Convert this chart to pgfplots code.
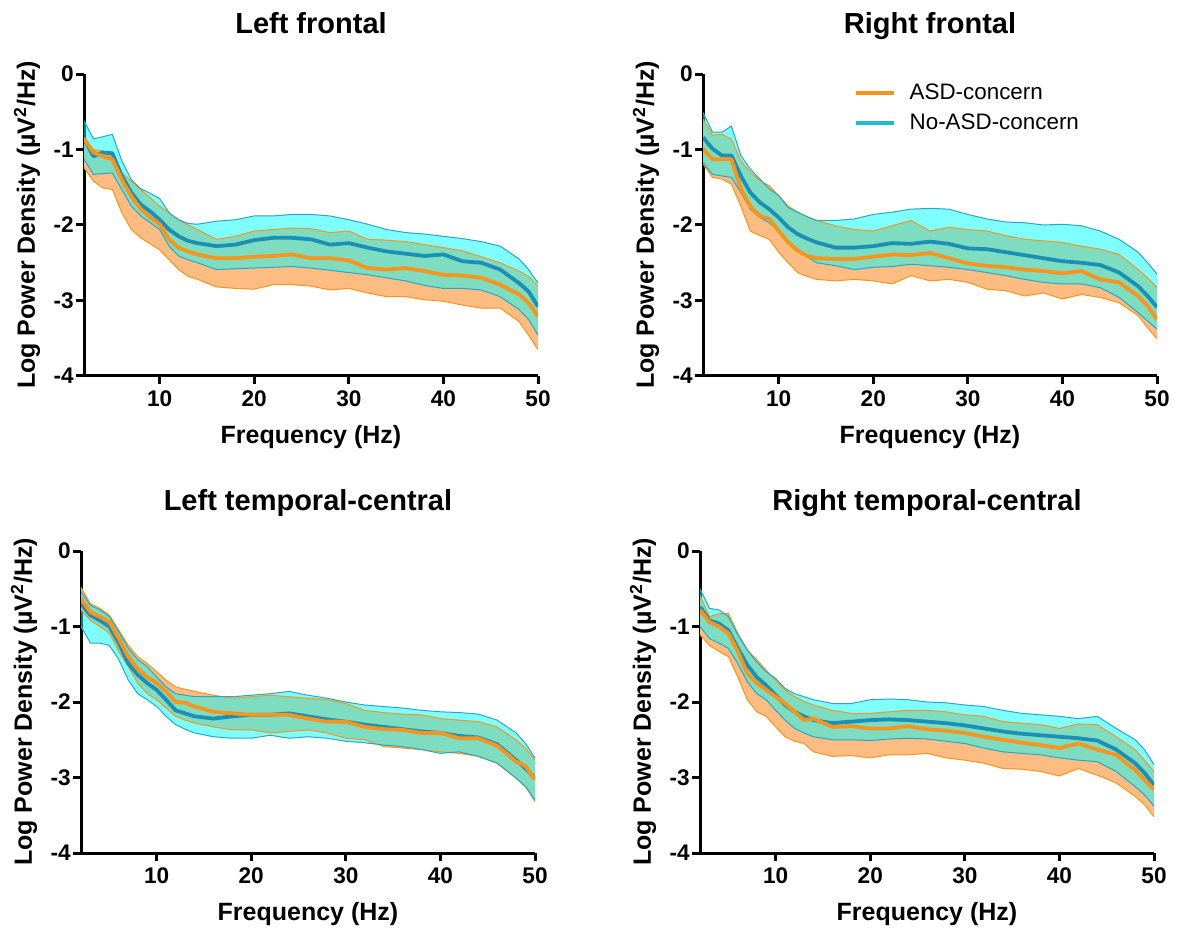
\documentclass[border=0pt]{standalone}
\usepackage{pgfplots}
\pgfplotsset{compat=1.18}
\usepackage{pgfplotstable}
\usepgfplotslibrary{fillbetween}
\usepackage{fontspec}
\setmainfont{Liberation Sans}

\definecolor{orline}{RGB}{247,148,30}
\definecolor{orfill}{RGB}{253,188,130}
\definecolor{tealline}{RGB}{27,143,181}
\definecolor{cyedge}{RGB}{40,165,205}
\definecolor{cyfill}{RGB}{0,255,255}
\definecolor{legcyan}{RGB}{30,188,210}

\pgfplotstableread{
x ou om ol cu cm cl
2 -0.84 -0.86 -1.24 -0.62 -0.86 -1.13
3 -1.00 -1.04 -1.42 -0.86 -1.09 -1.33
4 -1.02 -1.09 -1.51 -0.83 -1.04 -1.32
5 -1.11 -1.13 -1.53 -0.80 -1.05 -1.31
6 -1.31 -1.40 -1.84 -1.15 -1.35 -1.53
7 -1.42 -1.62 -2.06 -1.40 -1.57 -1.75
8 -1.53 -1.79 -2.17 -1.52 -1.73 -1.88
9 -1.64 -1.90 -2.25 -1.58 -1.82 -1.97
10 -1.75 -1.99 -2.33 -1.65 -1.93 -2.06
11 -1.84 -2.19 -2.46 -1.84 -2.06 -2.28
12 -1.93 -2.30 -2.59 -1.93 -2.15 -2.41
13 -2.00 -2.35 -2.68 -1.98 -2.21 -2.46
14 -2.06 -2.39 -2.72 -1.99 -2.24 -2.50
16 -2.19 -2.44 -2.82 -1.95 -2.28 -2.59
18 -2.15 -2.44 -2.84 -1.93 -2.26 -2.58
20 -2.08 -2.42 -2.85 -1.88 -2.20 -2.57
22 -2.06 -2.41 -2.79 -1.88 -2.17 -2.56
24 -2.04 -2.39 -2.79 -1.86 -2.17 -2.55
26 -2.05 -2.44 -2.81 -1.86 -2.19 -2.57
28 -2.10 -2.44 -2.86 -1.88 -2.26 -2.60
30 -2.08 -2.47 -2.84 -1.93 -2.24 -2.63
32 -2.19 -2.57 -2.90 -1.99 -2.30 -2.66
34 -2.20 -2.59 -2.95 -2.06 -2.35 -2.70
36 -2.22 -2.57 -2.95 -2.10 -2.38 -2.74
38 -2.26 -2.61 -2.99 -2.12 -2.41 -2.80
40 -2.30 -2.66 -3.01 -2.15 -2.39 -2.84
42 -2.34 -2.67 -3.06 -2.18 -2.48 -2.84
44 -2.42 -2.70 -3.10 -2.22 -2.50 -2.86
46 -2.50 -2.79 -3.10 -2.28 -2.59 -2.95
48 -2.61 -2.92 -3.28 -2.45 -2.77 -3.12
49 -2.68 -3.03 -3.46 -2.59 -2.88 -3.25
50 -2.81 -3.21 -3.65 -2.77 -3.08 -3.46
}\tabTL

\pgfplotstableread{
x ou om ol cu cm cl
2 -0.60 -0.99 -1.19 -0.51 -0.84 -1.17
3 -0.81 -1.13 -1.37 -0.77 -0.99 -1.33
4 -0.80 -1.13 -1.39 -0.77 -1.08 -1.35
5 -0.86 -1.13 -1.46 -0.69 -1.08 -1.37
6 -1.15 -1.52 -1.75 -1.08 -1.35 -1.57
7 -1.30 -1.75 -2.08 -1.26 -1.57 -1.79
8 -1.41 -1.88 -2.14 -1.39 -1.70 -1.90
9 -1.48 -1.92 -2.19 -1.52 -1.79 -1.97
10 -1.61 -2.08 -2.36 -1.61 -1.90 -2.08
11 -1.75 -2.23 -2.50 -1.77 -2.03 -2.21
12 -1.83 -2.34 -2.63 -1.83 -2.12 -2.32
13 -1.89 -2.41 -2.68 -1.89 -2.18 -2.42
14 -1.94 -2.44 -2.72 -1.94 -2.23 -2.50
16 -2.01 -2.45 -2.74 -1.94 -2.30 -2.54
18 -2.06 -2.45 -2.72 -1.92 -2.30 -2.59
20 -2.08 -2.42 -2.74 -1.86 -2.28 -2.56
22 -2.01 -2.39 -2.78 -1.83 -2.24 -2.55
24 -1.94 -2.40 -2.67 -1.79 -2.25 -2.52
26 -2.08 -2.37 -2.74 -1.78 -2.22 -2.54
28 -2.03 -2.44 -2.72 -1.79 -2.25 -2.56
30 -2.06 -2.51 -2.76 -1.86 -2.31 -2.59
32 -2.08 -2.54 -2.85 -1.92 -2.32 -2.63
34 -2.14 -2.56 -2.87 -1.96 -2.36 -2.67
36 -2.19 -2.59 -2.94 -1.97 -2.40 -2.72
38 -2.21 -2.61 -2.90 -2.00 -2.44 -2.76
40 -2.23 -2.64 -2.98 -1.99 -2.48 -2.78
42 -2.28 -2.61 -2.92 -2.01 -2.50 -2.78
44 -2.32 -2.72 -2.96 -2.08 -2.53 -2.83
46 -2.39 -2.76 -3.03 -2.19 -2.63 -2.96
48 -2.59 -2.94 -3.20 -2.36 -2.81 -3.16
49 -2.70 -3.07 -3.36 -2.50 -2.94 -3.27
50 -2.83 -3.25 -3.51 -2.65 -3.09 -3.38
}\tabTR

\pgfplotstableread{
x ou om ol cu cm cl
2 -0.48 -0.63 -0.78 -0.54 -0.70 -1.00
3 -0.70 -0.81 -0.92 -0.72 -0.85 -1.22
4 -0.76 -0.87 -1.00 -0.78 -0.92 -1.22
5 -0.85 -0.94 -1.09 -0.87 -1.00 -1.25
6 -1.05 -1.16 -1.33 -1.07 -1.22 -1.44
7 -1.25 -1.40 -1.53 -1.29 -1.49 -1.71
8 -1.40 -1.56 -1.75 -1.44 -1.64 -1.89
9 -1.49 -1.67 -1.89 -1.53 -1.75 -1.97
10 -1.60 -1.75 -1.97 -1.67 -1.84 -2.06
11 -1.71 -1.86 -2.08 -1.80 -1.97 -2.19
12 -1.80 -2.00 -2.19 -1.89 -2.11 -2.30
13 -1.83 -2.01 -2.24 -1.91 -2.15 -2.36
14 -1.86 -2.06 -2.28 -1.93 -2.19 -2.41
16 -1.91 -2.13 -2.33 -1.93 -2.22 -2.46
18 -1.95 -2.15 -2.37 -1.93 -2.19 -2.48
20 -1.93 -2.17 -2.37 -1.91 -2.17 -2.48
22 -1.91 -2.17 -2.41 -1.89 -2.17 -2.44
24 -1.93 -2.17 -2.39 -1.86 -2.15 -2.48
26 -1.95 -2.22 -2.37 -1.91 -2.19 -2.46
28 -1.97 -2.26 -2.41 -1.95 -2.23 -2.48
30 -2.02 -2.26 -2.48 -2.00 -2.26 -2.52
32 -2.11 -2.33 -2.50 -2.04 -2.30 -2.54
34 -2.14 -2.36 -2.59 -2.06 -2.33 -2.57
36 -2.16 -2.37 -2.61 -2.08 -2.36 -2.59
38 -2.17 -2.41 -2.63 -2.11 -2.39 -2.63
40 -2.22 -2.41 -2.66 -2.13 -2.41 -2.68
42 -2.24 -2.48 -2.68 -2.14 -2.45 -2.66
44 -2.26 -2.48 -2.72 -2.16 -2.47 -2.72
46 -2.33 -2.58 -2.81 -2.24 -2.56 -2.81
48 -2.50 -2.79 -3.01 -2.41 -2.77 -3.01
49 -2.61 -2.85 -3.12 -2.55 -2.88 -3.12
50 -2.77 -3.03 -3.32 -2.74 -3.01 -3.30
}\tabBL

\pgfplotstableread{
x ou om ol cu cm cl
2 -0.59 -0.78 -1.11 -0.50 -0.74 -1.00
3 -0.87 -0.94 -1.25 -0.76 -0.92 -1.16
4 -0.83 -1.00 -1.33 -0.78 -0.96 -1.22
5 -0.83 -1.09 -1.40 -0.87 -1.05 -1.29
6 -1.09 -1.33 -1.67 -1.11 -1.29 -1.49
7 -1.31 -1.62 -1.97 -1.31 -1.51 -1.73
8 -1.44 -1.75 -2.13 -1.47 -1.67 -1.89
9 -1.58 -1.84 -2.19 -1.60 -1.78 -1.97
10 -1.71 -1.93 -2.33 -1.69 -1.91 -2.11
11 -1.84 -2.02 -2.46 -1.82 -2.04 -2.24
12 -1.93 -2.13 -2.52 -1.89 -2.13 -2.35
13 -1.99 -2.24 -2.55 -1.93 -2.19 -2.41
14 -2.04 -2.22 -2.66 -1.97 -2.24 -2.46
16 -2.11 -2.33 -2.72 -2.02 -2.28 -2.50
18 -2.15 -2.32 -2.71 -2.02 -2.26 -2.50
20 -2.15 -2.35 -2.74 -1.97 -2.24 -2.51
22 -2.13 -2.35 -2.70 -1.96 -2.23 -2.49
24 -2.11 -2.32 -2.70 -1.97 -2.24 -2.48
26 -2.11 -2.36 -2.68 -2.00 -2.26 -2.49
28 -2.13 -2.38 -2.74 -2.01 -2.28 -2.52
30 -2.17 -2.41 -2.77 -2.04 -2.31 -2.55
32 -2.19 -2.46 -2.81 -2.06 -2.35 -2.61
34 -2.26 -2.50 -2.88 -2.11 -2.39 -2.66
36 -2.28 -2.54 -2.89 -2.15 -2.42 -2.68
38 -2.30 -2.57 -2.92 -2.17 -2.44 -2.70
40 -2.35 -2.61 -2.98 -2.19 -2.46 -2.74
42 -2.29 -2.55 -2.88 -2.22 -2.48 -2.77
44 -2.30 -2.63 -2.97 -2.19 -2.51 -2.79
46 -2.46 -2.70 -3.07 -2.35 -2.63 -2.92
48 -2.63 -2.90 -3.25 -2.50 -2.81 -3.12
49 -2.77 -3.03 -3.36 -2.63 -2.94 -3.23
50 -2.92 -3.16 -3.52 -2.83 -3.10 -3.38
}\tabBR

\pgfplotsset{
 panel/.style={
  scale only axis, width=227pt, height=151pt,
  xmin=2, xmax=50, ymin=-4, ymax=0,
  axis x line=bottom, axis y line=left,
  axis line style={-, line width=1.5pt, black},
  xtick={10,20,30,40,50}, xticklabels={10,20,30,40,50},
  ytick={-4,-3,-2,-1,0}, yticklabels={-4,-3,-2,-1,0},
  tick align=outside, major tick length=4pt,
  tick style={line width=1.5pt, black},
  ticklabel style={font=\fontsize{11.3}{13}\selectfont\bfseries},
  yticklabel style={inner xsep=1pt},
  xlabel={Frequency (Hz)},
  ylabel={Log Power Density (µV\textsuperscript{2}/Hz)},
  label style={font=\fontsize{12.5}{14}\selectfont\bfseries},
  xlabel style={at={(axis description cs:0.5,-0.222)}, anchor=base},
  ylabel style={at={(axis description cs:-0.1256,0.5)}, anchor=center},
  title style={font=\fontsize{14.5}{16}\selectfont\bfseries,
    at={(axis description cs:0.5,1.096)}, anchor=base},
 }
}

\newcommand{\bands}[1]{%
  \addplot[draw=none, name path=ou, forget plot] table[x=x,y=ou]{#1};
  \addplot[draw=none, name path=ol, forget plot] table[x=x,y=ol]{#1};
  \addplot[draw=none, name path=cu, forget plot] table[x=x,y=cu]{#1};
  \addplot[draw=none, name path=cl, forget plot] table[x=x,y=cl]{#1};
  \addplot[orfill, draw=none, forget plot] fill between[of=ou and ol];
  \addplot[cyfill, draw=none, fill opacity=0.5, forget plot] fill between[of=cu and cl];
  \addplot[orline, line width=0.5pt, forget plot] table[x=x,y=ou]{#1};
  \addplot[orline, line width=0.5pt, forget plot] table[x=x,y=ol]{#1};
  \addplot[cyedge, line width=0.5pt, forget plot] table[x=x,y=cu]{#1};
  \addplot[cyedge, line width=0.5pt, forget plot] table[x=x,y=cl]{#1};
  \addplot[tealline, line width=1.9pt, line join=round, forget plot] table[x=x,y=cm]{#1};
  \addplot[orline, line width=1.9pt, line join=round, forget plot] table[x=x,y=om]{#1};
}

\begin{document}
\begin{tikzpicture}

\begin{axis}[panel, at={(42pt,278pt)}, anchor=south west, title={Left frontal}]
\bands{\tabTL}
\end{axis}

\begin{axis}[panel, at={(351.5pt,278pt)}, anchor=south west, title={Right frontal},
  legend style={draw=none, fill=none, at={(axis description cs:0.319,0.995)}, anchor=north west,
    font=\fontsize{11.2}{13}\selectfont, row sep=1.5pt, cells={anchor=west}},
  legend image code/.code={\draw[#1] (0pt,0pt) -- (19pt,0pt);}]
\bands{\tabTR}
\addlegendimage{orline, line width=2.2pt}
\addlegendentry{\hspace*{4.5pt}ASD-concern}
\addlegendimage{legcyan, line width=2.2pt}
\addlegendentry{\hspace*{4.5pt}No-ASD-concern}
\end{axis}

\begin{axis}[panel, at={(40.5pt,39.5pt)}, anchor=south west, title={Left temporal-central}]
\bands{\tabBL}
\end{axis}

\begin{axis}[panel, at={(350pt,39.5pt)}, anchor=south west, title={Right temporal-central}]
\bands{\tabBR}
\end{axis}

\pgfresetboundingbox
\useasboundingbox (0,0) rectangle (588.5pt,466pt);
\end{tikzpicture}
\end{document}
* * *
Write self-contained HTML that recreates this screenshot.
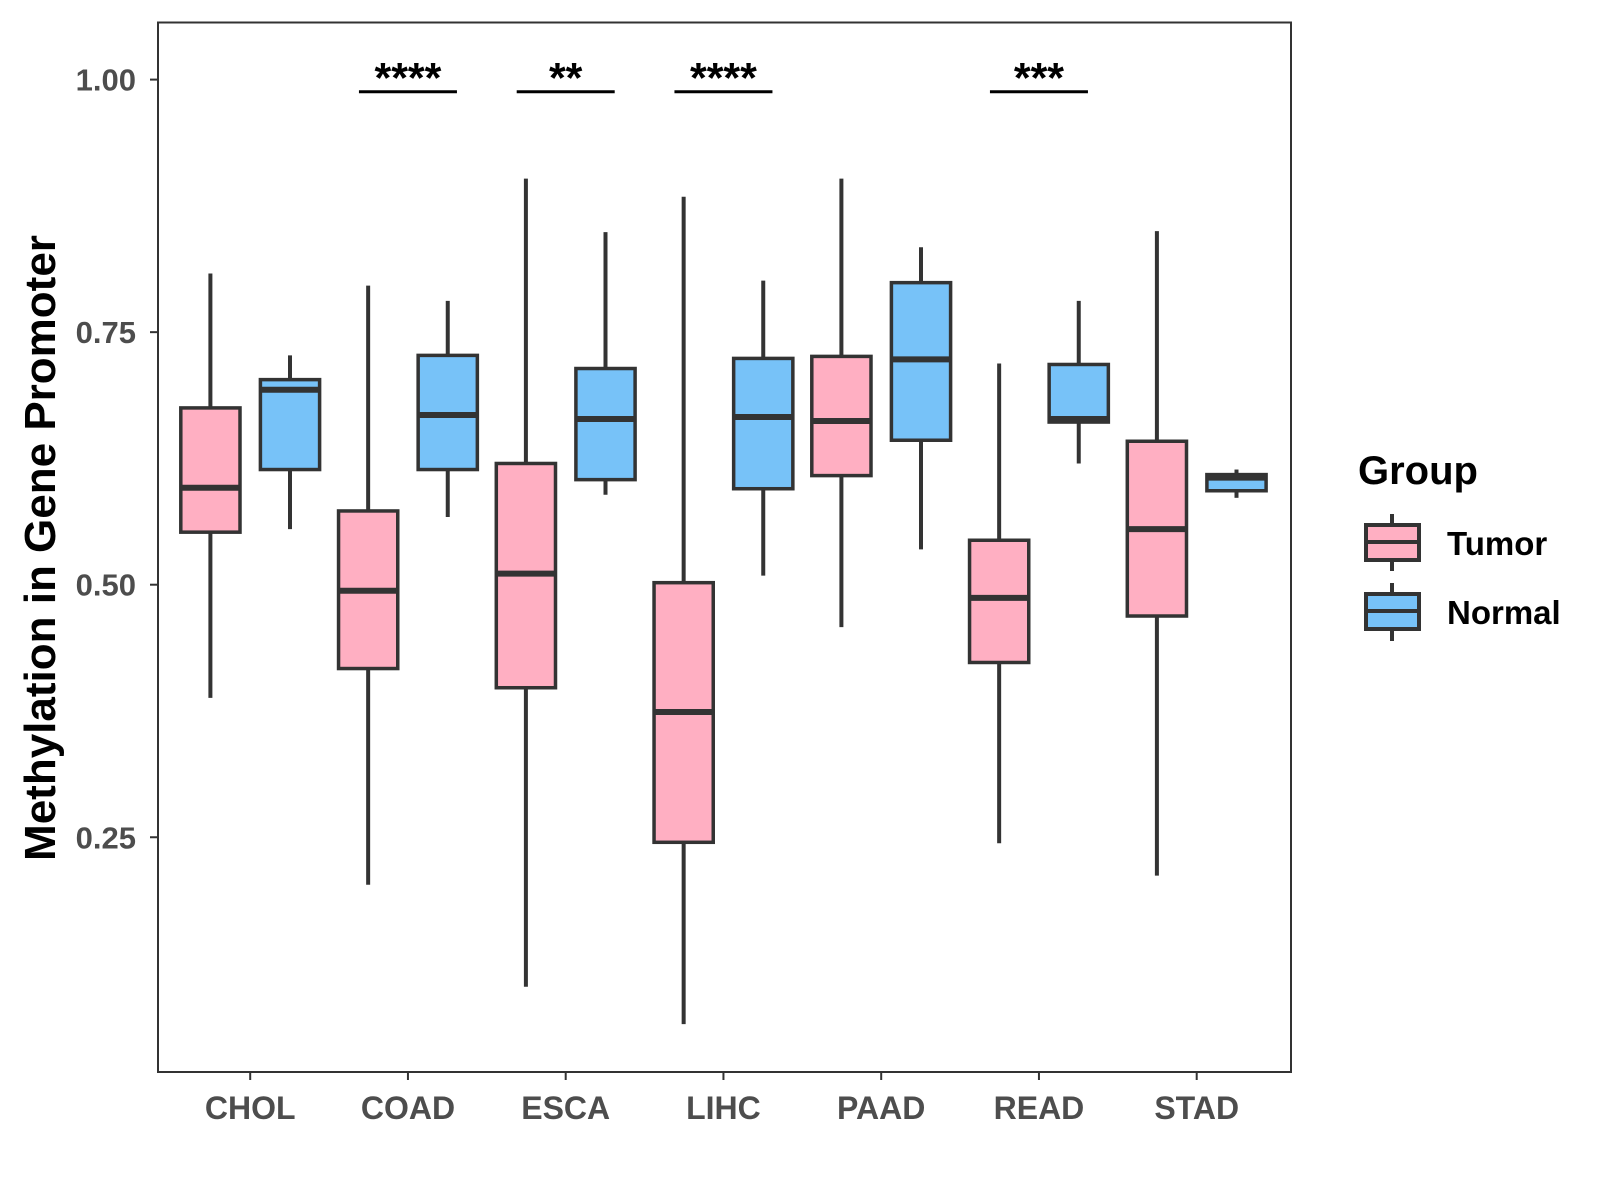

What to produce: Give only the number of lines in the entries above that hold the string "code".

Output of the task: 2